Projects fail for many reasons — budget overruns, scheduling delays, supply chain issues, and scope creep, among other things. If you’re not tracking project health in all key areas, your projects are prone to fall prey to these types of issues and fail. Approximately 54% of all organizations working on projects fail to effectively track their key performance indicators (KPIs) in real-time. Understanding KPIs and their value is vital to project success.
When used correctly, KPIs provide valuable insight into how projects are progressing compared to their intended goals. But not every metric is relevant to every project. The trick is to know which of the numerous KPIs matter most to your particular project — from those used to measure progress over time, to those that keep tabs on budget, performance, the quality of deliverables, and so forth. While KPIs come to bear used once your project is under way, establishing which KPIs are best for your project should be undertaken in the planning stage before work actually starts.

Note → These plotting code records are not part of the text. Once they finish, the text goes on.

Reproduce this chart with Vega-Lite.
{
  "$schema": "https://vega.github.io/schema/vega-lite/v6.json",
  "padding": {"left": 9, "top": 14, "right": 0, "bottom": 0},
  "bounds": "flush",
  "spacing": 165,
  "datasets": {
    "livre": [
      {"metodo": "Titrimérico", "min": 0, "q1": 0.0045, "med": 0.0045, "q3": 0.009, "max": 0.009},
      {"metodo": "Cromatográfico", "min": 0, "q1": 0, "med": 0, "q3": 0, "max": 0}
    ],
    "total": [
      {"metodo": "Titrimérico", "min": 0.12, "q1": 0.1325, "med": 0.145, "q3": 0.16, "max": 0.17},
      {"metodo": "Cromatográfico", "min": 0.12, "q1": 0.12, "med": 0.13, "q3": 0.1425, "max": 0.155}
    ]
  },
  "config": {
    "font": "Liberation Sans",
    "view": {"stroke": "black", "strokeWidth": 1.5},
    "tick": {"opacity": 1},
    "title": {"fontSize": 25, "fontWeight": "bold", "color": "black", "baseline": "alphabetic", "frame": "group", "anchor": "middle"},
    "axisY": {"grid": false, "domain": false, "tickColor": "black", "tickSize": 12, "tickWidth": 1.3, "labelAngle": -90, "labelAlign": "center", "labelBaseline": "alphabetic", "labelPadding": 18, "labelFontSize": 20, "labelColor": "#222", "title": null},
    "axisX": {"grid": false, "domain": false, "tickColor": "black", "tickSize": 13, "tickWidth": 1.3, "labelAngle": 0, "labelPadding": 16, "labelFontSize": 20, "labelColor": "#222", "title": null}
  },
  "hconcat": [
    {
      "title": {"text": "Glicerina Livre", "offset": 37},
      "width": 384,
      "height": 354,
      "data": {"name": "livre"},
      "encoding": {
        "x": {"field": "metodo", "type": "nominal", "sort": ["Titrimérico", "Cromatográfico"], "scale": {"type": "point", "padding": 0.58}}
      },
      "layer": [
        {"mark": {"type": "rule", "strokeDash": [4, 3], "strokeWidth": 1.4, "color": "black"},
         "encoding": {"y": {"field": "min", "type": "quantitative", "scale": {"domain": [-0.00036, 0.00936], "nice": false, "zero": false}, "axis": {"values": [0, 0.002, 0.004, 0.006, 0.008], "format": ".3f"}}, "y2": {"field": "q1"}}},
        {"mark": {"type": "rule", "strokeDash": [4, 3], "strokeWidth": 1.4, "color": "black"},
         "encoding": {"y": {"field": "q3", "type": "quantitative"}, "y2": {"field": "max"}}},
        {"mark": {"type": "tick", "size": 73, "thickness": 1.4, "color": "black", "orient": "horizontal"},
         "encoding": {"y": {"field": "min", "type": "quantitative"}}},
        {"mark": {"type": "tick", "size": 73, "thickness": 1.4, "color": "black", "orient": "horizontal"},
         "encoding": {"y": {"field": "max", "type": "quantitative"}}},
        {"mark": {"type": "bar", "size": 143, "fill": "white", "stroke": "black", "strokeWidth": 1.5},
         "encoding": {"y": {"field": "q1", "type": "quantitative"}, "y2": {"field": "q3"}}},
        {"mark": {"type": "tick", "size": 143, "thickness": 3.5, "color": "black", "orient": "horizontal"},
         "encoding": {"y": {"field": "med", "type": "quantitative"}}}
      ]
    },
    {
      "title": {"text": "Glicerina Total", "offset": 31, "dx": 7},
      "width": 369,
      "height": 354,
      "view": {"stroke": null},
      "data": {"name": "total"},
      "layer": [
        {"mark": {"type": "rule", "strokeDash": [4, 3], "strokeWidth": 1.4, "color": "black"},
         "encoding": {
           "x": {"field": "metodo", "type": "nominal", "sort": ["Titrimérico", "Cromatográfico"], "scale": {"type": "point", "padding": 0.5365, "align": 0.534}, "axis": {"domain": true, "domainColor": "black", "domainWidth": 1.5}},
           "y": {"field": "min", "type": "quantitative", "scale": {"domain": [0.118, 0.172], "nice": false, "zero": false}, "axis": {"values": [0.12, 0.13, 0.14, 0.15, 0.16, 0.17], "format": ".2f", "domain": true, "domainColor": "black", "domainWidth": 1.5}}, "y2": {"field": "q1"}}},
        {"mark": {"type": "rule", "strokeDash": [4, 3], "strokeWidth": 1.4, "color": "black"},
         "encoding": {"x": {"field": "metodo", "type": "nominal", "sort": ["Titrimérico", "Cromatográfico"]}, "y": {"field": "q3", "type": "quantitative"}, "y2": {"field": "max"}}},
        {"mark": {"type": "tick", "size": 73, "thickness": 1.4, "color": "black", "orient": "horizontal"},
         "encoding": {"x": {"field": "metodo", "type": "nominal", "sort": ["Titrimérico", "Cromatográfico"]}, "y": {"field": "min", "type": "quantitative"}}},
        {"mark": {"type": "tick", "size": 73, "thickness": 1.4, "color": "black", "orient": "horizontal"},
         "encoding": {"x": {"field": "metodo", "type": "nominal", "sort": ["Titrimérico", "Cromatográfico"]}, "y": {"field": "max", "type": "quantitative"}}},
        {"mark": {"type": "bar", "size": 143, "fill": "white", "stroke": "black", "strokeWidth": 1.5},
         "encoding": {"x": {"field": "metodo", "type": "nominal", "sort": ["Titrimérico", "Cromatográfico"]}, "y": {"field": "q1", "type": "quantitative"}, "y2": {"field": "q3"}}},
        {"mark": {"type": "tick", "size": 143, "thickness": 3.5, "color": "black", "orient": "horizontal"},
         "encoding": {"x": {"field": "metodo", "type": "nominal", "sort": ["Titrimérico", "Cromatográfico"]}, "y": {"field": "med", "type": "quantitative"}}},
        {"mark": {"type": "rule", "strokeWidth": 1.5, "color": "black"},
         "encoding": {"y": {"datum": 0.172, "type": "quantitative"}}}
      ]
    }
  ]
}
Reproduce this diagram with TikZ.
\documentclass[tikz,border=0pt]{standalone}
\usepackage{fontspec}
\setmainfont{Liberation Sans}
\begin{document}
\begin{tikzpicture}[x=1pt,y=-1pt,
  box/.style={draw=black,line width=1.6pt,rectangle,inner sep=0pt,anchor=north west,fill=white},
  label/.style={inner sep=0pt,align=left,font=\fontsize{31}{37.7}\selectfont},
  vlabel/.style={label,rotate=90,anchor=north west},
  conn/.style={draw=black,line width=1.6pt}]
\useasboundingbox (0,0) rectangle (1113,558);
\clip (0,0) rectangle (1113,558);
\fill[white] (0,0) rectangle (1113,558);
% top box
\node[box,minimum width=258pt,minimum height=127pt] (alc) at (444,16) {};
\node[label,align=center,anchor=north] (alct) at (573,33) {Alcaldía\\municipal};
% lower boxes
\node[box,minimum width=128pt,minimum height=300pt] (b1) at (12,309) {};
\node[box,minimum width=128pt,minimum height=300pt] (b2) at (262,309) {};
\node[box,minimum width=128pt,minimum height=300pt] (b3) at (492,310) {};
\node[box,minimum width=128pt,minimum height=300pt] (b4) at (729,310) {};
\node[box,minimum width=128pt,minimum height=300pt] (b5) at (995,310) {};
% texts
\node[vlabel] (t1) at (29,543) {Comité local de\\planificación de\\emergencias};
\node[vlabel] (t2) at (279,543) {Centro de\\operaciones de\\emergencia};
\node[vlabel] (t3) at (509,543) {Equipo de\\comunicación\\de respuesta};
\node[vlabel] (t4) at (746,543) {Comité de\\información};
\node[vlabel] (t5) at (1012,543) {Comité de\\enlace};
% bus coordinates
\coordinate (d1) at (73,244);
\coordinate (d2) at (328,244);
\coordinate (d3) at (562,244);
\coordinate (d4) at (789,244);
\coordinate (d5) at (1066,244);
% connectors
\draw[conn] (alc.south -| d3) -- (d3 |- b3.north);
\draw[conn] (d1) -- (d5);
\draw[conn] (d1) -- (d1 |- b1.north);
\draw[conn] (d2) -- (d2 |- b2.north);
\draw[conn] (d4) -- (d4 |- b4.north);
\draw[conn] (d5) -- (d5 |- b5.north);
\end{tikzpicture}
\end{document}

Here are some important KPIs and when they should be used to monitor the health of your projects:
- Budget variance: This KPI measures whether a project’s actual budget varies from its projected budget, and by how much by determining the distance between baseline expenses or revenue and the expected value.
- Cost variance (CV) (planned budget vs. actual budget): CV determines whether the estimated project cost is above or below the planned baseline, enabling you to see when you are outside approved budgets.
- Cost performance index (CPI): This compares completed budgeted work costs with actual costs spent to measure project expense efficiency.
- Earned value (EV): EV captures the project budget approved for all performed activities completed by a particular date to determine how much of the planned work has been achieved compared to the budgeted work.
- Number of errors: This KPI identifies when and how frequently tasks require rework or the number of times a task needs to be redone within a project, which can have a significant impact on project budgets and timelines.
- Percentage of tasks completed: This measures project performance regarding how many tasks are completed according to deadlines as a percentage of total project tasks.
- Planned value (PV): PV estimates the total cost of the remaining planned project activities based on a specific reporting date.
- Planned vs. actual hours: This KPI refers to the amount of time a project was estimated to take versus the actual hours it took to complete. This provides clues into whether you underestimated the allocation of resources.
- Resource capacity: This refers to the number of people working on a project as a percentage of their available time. Resource capacity helps project managers effectively allocate resources to meet a project timeline.
- Resource utilization: Resource utilization shows how effectively your project resources are being used on billable work, where they are spending time, and how frequently.
- Return on investment (ROI): ROI is a well-recognized KPI in project management. It shows whether a project is profitable or not and by how much. It measures the money spent on a project compared to its financial benefits.
- Schedule variance (SV): This KPI identifies whether a project is ahead or behind the planned schedule and by how much.
Before setting KPIs for your project, it’s important to remember that they need to be realistic, timely, specific to the project and its goals, and agreed on by all parties before the project begins.